» **Supplied data**:
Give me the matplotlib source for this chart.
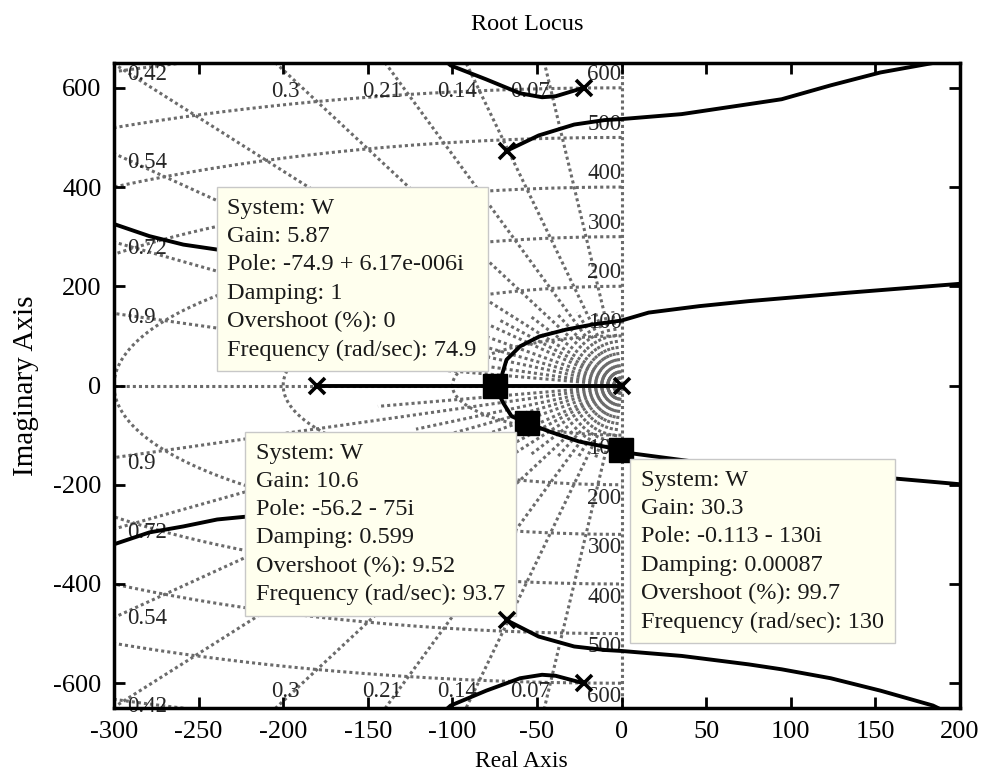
import numpy as np
import matplotlib
matplotlib.use("Agg")
import matplotlib.pyplot as plt

plt.rcParams["font.family"] = ["Liberation Serif", "DejaVu Serif"]
plt.rcParams["axes.unicode_minus"] = False

# sgrid: damping ratios and natural frequencies
zeta_lines = [0.07, 0.14, 0.21, 0.3, 0.42, 0.54, 0.72, 0.9]
zeta_fine = [0.035, 0.105, 0.175, 0.255, 0.36, 0.48, 0.63, 0.81, 0.96]
wn_arcs = [100, 200, 300, 400, 500, 600, 700]
wn_labels = [100, 200, 300, 400, 500, 600]

# open-loop poles
pole_re = [-180, 0, -68, -68, -22, -22]
pole_im = [0, 0, 473, -473, 600, -600]

# locus branches
real_re = [-180, -74.9, 0]
real_im = [0, 0, 0]

upA_re = [-22.5, -39, -47, -60, -80, -101, -106]
upA_im = [600, 583, 581, 589, 617, 645, 660]
loA_re = [-22.5, -39, -47, -60, -80, -101, -106]
loA_im = [-600, -585, -583, -590, -615, -645, -660]

upB_re = [-68, -49, -28, -10, 0, 35.5, 75, 94.6, 123.6, 153, 185.6, 190]
upB_im = [473, 504, 526, 535, 537, 547, 567, 577, 605, 631, 651, 655]
loB_re = [-68, -49, -28, -10, 0, 35.5, 75, 94.6, 123.6, 153, 184, 190]
loB_im = [-473, -506, -526, -533, -535, -545, -562, -572, -590, -615, -645, -655]

upC_re = [-74.9, -71, -68, -60, -48.5, -32.5, -17, 0, 16, 46, 75, 133.6, 200]
upC_im = [0, 18, 52, 79, 99, 113, 123, 131, 147, 160, 170, 187, 205]
loC_re = [-74.9, -70, -65, -56.2, -42.5, -25, -0.113, 6.5, 39.6, 100, 160, 200]
loC_im = [0, -35, -62, -75, -93, -113, -130, -137, -152, -172, -187, -199]

upD_re = [-310, -299.6, -279, -259, -239, -215, -195]
upD_im = [330, 325, 301, 284, 274, 266, 260]
loD_re = [-310, -300, -279, -259, -239, -221, -200]
loD_im = [-325, -320, -296, -284, -270, -264, -258]

# data tips
tip_re = [-74.9, -56.2, -0.113]
tip_im = [6.17e-6, -75, -130]
tip_text = [
    "System: W\nGain: 5.87\nPole: -74.9 + 6.17e-006i\nDamping: 1\nOvershoot (%): 0\nFrequency (rad/sec): 74.9",
    "System: W\nGain: 10.6\nPole: -56.2 - 75i\nDamping: 0.599\nOvershoot (%): 9.52\nFrequency (rad/sec): 93.7",
    "System: W\nGain: 30.3\nPole: -0.113 - 130i\nDamping: 0.00087\nOvershoot (%): 99.7\nFrequency (rad/sec): 130",
]

fig = plt.figure(figsize=(9.81, 7.76), dpi=100)
ax = fig.add_axes([0.1162, 0.0876, 0.8624, 0.8312])
ax.set_xlim(-300, 200)
ax.set_ylim(-650, 650)

grid_kw = dict(color="0.42", lw=2.2, ls=(0, (1, 1)), zorder=1)
lab_kw = dict(fontsize=16.5, color="0.15", zorder=2)

# damping lines
for z in zeta_lines:
    th = np.arccos(z)
    r = np.array([0, 2000])
    ax.plot(-r * np.cos(th), r * np.sin(th), **grid_kw)
    ax.plot(-r * np.cos(th), -r * np.sin(th), **grid_kw)
    s = np.tan(th)
    if 292 * s < 650:
        ax.text(-292, 292 * s - 5, f"{z:g}", ha="left", va="center", **lab_kw)
        ax.text(-292, -292 * s - 15, f"{z:g}", ha="left", va="center", **lab_kw)
    else:
        ax.text(-605 / s, 593, f"{z:g}", ha="right", va="center", **lab_kw)
        ax.text(-605 / s, -617, f"{z:g}", ha="right", va="center", **lab_kw)

for z in zeta_fine:
    th = np.arccos(z)
    r = np.array([0, 150])
    ax.plot(-r * np.cos(th), r * np.sin(th), **grid_kw)
    ax.plot(-r * np.cos(th), -r * np.sin(th), **grid_kw)

# natural frequency arcs
t = np.linspace(np.pi / 2, 3 * np.pi / 2, 400)
for w in wn_arcs:
    ax.plot(w * np.cos(t), w * np.sin(t), **grid_kw)
for w in wn_labels:
    ax.text(0, w + 27, str(w), ha="right", va="center", **lab_kw)
    ax.text(0, -w - 27, str(w), ha="right", va="center", **lab_kw)

ax.plot([-300, 0], [0, 0], **grid_kw)
ax.plot([0, 0], [-650, 650], **grid_kw)

# root locus
loc_kw = dict(color="black", lw=2.8, zorder=3, solid_capstyle="butt")
for xs, ys in [(real_re, real_im), (upA_re, upA_im), (loA_re, loA_im),
               (upB_re, upB_im), (loB_re, loB_im), (upC_re, upC_im),
               (loC_re, loC_im), (upD_re, upD_im), (loD_re, loD_im)]:
    ax.plot(xs, ys, **loc_kw)

ax.plot(pole_re, pole_im, "x", color="black", ms=11, mew=2.6, zorder=7)
ax.plot(tip_re, tip_im, "s", color="black", ms=17, zorder=5)

offsets = [(-18, 25), (-21, -20), (20, -20)]
aligns = [("right", "bottom"), ("right", "top"), ("left", "top")]
for x, y, txt, off, (ha, va) in zip(tip_re, tip_im, tip_text, offsets, aligns):
    ax.annotate(txt, xy=(x, y), xytext=off, textcoords="offset pixels",
                ha=ha, va=va, multialignment="left", fontsize=17.5,
                color="#1a1a1a", zorder=6, linespacing=1.45,
                bbox=dict(boxstyle="square,pad=0.45", fc="#FFFFEE",
                          ec="#C8C8C8", lw=1))

ax.set_xticks(np.arange(-300, 201, 50))
ax.set_yticks(np.arange(-600, 601, 200))
ax.tick_params(direction="in", length=8, width=2, top=True, right=True,
               labelsize=19, pad=9, colors="black")
for sp in ax.spines.values():
    sp.set_linewidth(2.5)

ax.set_title("Root Locus", fontsize=17.5, pad=24, x=0.489)
ax.set_xlabel("Real Axis", fontsize=17, labelpad=6, x=0.481)
ax.set_ylabel("Imaginary Axis", fontsize=21, labelpad=10)

fig.savefig("out.png", dpi=100)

» **The problem**: Copy the material shown above in full and exactly. Skip the pictures.

» **Answer to the problem**:
Give me the matplotlib source for this chart.
import numpy as np
import matplotlib
matplotlib.use("Agg")
import matplotlib.pyplot as plt

plt.rcParams["font.family"] = ["Liberation Serif", "DejaVu Serif"]
plt.rcParams["axes.unicode_minus"] = False

# sgrid: damping ratios and natural frequencies
zeta_lines = [0.07, 0.14, 0.21, 0.3, 0.42, 0.54, 0.72, 0.9]
zeta_fine = [0.035, 0.105, 0.175, 0.255, 0.36, 0.48, 0.63, 0.81, 0.96]
wn_arcs = [100, 200, 300, 400, 500, 600, 700]
wn_labels = [100, 200, 300, 400, 500, 600]

# open-loop poles
pole_re = [-180, 0, -68, -68, -22, -22]
pole_im = [0, 0, 473, -473, 600, -600]

# locus branches
real_re = [-180, -74.9, 0]
real_im = [0, 0, 0]

upA_re = [-22.5, -39, -47, -60, -80, -101, -106]
upA_im = [600, 583, 581, 589, 617, 645, 660]
loA_re = [-22.5, -39, -47, -60, -80, -101, -106]
loA_im = [-600, -585, -583, -590, -615, -645, -660]

upB_re = [-68, -49, -28, -10, 0, 35.5, 75, 94.6, 123.6, 153, 185.6, 190]
upB_im = [473, 504, 526, 535, 537, 547, 567, 577, 605, 631, 651, 655]
loB_re = [-68, -49, -28, -10, 0, 35.5, 75, 94.6, 123.6, 153, 184, 190]
loB_im = [-473, -506, -526, -533, -535, -545, -562, -572, -590, -615, -645, -655]

upC_re = [-74.9, -71, -68, -60, -48.5, -32.5, -17, 0, 16, 46, 75, 133.6, 200]
upC_im = [0, 18, 52, 79, 99, 113, 123, 131, 147, 160, 170, 187, 205]
loC_re = [-74.9, -70, -65, -56.2, -42.5, -25, -0.113, 6.5, 39.6, 100, 160, 200]
loC_im = [0, -35, -62, -75, -93, -113, -130, -137, -152, -172, -187, -199]

upD_re = [-310, -299.6, -279, -259, -239, -215, -195]
upD_im = [330, 325, 301, 284, 274, 266, 260]
loD_re = [-310, -300, -279, -259, -239, -221, -200]
loD_im = [-325, -320, -296, -284, -270, -264, -258]

# data tips
tip_re = [-74.9, -56.2, -0.113]
tip_im = [6.17e-6, -75, -130]
tip_text = [
    "System: W\nGain: 5.87\nPole: -74.9 + 6.17e-006i\nDamping: 1\nOvershoot (%): 0\nFrequency (rad/sec): 74.9",
    "System: W\nGain: 10.6\nPole: -56.2 - 75i\nDamping: 0.599\nOvershoot (%): 9.52\nFrequency (rad/sec): 93.7",
    "System: W\nGain: 30.3\nPole: -0.113 - 130i\nDamping: 0.00087\nOvershoot (%): 99.7\nFrequency (rad/sec): 130",
]

fig = plt.figure(figsize=(9.81, 7.76), dpi=100)
ax = fig.add_axes([0.1162, 0.0876, 0.8624, 0.8312])
ax.set_xlim(-300, 200)
ax.set_ylim(-650, 650)

grid_kw = dict(color="0.42", lw=2.2, ls=(0, (1, 1)), zorder=1)
lab_kw = dict(fontsize=16.5, color="0.15", zorder=2)

# damping lines
for z in zeta_lines:
    th = np.arccos(z)
    r = np.array([0, 2000])
    ax.plot(-r * np.cos(th), r * np.sin(th), **grid_kw)
    ax.plot(-r * np.cos(th), -r * np.sin(th), **grid_kw)
    s = np.tan(th)
    if 292 * s < 650:
        ax.text(-292, 292 * s - 5, f"{z:g}", ha="left", va="center", **lab_kw)
        ax.text(-292, -292 * s - 15, f"{z:g}", ha="left", va="center", **lab_kw)
    else:
        ax.text(-605 / s, 593, f"{z:g}", ha="right", va="center", **lab_kw)
        ax.text(-605 / s, -617, f"{z:g}", ha="right", va="center", **lab_kw)

for z in zeta_fine:
    th = np.arccos(z)
    r = np.array([0, 150])
    ax.plot(-r * np.cos(th), r * np.sin(th), **grid_kw)
    ax.plot(-r * np.cos(th), -r * np.sin(th), **grid_kw)

# natural frequency arcs
t = np.linspace(np.pi / 2, 3 * np.pi / 2, 400)
for w in wn_arcs:
    ax.plot(w * np.cos(t), w * np.sin(t), **grid_kw)
for w in wn_labels:
    ax.text(0, w + 27, str(w), ha="right", va="center", **lab_kw)
    ax.text(0, -w - 27, str(w), ha="right", va="center", **lab_kw)

ax.plot([-300, 0], [0, 0], **grid_kw)
ax.plot([0, 0], [-650, 650], **grid_kw)

# root locus
loc_kw = dict(color="black", lw=2.8, zorder=3, solid_capstyle="butt")
for xs, ys in [(real_re, real_im), (upA_re, upA_im), (loA_re, loA_im),
               (upB_re, upB_im), (loB_re, loB_im), (upC_re, upC_im),
               (loC_re, loC_im), (upD_re, upD_im), (loD_re, loD_im)]:
    ax.plot(xs, ys, **loc_kw)

ax.plot(pole_re, pole_im, "x", color="black", ms=11, mew=2.6, zorder=7)
ax.plot(tip_re, tip_im, "s", color="black", ms=17, zorder=5)

offsets = [(-18, 25), (-21, -20), (20, -20)]
aligns = [("right", "bottom"), ("right", "top"), ("left", "top")]
for x, y, txt, off, (ha, va) in zip(tip_re, tip_im, tip_text, offsets, aligns):
    ax.annotate(txt, xy=(x, y), xytext=off, textcoords="offset pixels",
                ha=ha, va=va, multialignment="left", fontsize=17.5,
                color="#1a1a1a", zorder=6, linespacing=1.45,
                bbox=dict(boxstyle="square,pad=0.45", fc="#FFFFEE",
                          ec="#C8C8C8", lw=1))

ax.set_xticks(np.arange(-300, 201, 50))
ax.set_yticks(np.arange(-600, 601, 200))
ax.tick_params(direction="in", length=8, width=2, top=True, right=True,
               labelsize=19, pad=9, colors="black")
for sp in ax.spines.values():
    sp.set_linewidth(2.5)

ax.set_title("Root Locus", fontsize=17.5, pad=24, x=0.489)
ax.set_xlabel("Real Axis", fontsize=17, labelpad=6, x=0.481)
ax.set_ylabel("Imaginary Axis", fontsize=21, labelpad=10)

fig.savefig("out.png", dpi=100)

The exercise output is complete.